Unnamed: 0,fixed acidity,volatile acidity,citric acid,residual sugar,chlorides,free sulfur dioxide,total sulfur dioxide,density,pH,sulphates,alcohol,quality,Class
0,7.4,0.7,0.0,1.9,0.076,11.0,34.0,0.9978,3.51,0.56,9.4,5,1
1,7.8,0.88,0.0,2.6,0.098,25.0,67.0,0.9968,3.2,0.68,9.8,5,1
2,7.8,0.76,0.04,2.3,0.092,15.0,54.0,0.997,3.26,0.65,9.8,5,1
3,11.2,0.28,0.56,1.9,0.075,17.0,60.0,0.998,3.16,0.58,9.8,6,1
4,7.4,0.7,0.0,1.9,0.076,11.0,34.0,0.9978,3.51,0.56,9.4,5,1


### Define predictors (X) and target (Y)

In [4]:
X = data.iloc[:,0:11]
Y = data.iloc[:,12]

In [5]:
# turn X and Y dataframe values to array
X = X.to_numpy()

In [6]:
Y = Y.to_numpy()

In [7]:
# reshape for passing into model
Y = Y.reshape((Y.shape[0], 1))

In [8]:
# Normalize the X
scaler = StandardScaler().fit(X)
X = scaler.transform(X)

### Logistic (Sigmoid) Function

In [9]:
# Creating a numerically stable logistic s-shaped definition to call
def sigmoid(x):
    x = np.clip(x, -500, 500)
    if x.any()>=0:
        return 1/(1 + np.exp(-x))
    else:
        return np.exp(x)/(1 + np.exp(x))

### Initialize Parameters

In [10]:
# Add hidden layer - make 3 dimensions
def init_parameters(dim1, dim2, dim3=1,std=1e-1, random = True):
    if(random):
        return(np.random.random([dim1,dim2])*std)
    else:
        return(np.zeros([dim1,dim2]))

### Forward Propagation
Here, I am assuming a single layered network. Note that event with single layered network, the layer itself can have multiple nodes. Also, I am using vectorized operations here i.e not using explicit loops.
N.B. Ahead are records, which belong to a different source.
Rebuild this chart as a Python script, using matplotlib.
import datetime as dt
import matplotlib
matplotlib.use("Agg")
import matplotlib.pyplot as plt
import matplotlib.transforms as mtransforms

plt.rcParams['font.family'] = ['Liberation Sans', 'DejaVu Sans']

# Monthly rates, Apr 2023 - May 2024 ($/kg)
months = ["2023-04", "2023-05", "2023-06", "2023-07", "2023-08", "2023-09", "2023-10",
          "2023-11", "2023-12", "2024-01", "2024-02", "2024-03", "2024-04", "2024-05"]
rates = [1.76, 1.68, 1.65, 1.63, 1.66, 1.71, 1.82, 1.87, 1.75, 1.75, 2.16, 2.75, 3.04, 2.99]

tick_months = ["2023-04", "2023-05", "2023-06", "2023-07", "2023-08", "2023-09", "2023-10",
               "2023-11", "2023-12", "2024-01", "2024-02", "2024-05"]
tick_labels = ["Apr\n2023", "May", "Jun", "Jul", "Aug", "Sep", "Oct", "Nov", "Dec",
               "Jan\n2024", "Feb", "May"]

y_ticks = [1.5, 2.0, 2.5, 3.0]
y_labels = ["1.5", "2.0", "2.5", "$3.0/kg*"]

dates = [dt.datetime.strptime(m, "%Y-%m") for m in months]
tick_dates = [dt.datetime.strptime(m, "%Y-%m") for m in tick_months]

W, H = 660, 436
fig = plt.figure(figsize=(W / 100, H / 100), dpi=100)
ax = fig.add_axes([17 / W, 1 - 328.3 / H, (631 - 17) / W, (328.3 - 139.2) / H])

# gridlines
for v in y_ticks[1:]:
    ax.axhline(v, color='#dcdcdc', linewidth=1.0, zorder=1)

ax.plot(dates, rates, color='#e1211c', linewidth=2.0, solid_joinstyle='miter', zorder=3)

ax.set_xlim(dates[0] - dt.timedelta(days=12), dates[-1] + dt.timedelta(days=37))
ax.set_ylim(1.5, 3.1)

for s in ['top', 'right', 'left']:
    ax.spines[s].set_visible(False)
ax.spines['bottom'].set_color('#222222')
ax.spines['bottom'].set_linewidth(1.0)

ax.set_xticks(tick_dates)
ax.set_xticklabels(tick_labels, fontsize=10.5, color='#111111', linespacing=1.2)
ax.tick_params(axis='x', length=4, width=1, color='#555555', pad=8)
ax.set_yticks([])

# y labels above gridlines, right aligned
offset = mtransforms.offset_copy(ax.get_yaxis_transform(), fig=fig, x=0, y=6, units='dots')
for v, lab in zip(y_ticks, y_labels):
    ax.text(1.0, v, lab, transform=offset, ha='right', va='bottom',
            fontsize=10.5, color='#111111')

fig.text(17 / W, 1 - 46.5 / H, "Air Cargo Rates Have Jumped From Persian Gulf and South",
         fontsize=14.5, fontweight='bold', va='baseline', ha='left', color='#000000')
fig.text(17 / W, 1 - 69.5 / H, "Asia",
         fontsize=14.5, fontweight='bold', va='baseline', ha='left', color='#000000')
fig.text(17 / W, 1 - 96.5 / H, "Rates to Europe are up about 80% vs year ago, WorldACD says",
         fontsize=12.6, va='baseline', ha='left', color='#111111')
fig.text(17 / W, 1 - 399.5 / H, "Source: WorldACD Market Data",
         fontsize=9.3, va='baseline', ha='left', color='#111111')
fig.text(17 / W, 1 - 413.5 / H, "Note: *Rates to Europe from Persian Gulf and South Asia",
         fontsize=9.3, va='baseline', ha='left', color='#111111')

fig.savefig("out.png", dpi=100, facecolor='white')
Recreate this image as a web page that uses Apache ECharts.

This helps in processing multiple inputs.

In [11]:
# Multi layer network: Forward Prop
# Passed in the weight vectors, bias vector, the input vector and the Y
def fwd_prop(W1,bias,X,Y):

    Z1 = np.dot(W1,X) + bias # dot product of the weights and X + bias
    A1 = sigmoid(Z1)  # Uses sigmoid to create a predicted vector

    return(A1)

### Backpropagation

In [12]:
# Multi layer network: Backprop

def back_prop(A1,W1,bias,X,Y):

    m = np.shape(X)[1] # used the calculate the cost by the number of inputs -1/m
   
    # Cross entropy loss function
    cost = (-1/m)*np.sum(Y*np.log(A1) + (1-Y)*np.log(1-A1)) # cost of error
    dZ1 = A1 - Y                                            # subtract actual from pred weights
    dW1 = (1/m) * np.dot(dZ1, X.T)                          # calc new weight vector
    dBias = (1/m) * np.sum(dZ1, axis = 1, keepdims = True)  # calc new bias vector
    
    grads ={"dW1": dW1, "dB1":dBias} # Weight and bias vectors after backprop
    
    return(grads,cost)

### Gradient Descent


In [13]:
def run_grad_desc(num_epochs,learning_rate,X,Y,n_1):
    
    n_0, m = np.shape(X)
    
    W1 = init_parameters(n_1, n_0, True)
    B1 = init_parameters(n_1,1, True)
    
    loss_array = np.ones([num_epochs])*np.nan # resets the loss_array to NaNs
    
    for i in np.arange(num_epochs):
        A1 = fwd_prop(W1,B1,X,Y)                # get predicted vector
        grads,cost = back_prop(A1,W1,B1,X,Y)    # get gradient and the cost from BP 
        
        W1 = W1 - learning_rate*grads["dW1"]    # update weight vector LR*gradient*[BP weights]
        B1 = B1 - learning_rate*grads["dB1"]    # update bias LR*gradient[BP bias]
        
        loss_array[i] = cost                    # loss array gets cross ent values
        
        parameter = {"W1":W1,"B1":B1}           # assign 
    
    return(parameter,loss_array)

### Running the Experiment

In [14]:
num_epochs = 100
learning_rate = 0.1
params, loss_array = run_grad_desc(num_epochs,learning_rate,X,Y,n_1= 1 )
print(loss_array[num_epochs-1])

  
  


nan


In [15]:
### Experimenting with lower learning rate

In [16]:
num_epochs = 100
learning_rate = 0.0001
params, loss_array = run_grad_desc(num_epochs,learning_rate,X,Y,n_1= 1 )
print(loss_array[num_epochs-1])

2197.4488126813476


In [17]:
### Experimenting with fewer epochs

In [18]:
num_epochs = 10
learning_rate = 0.0001
params, loss_array = run_grad_desc(num_epochs,learning_rate,X,Y,n_1= 1 )
print(loss_array[num_epochs-1])

6000.019554810447


#### Findings
It's difficult to determine the ideal neural network structure as I'm not confident my first ANN was a good baseline to build from. Lowering the learing rate in my second experiment gave more promising results than increasing the number of epochs in my third experiement.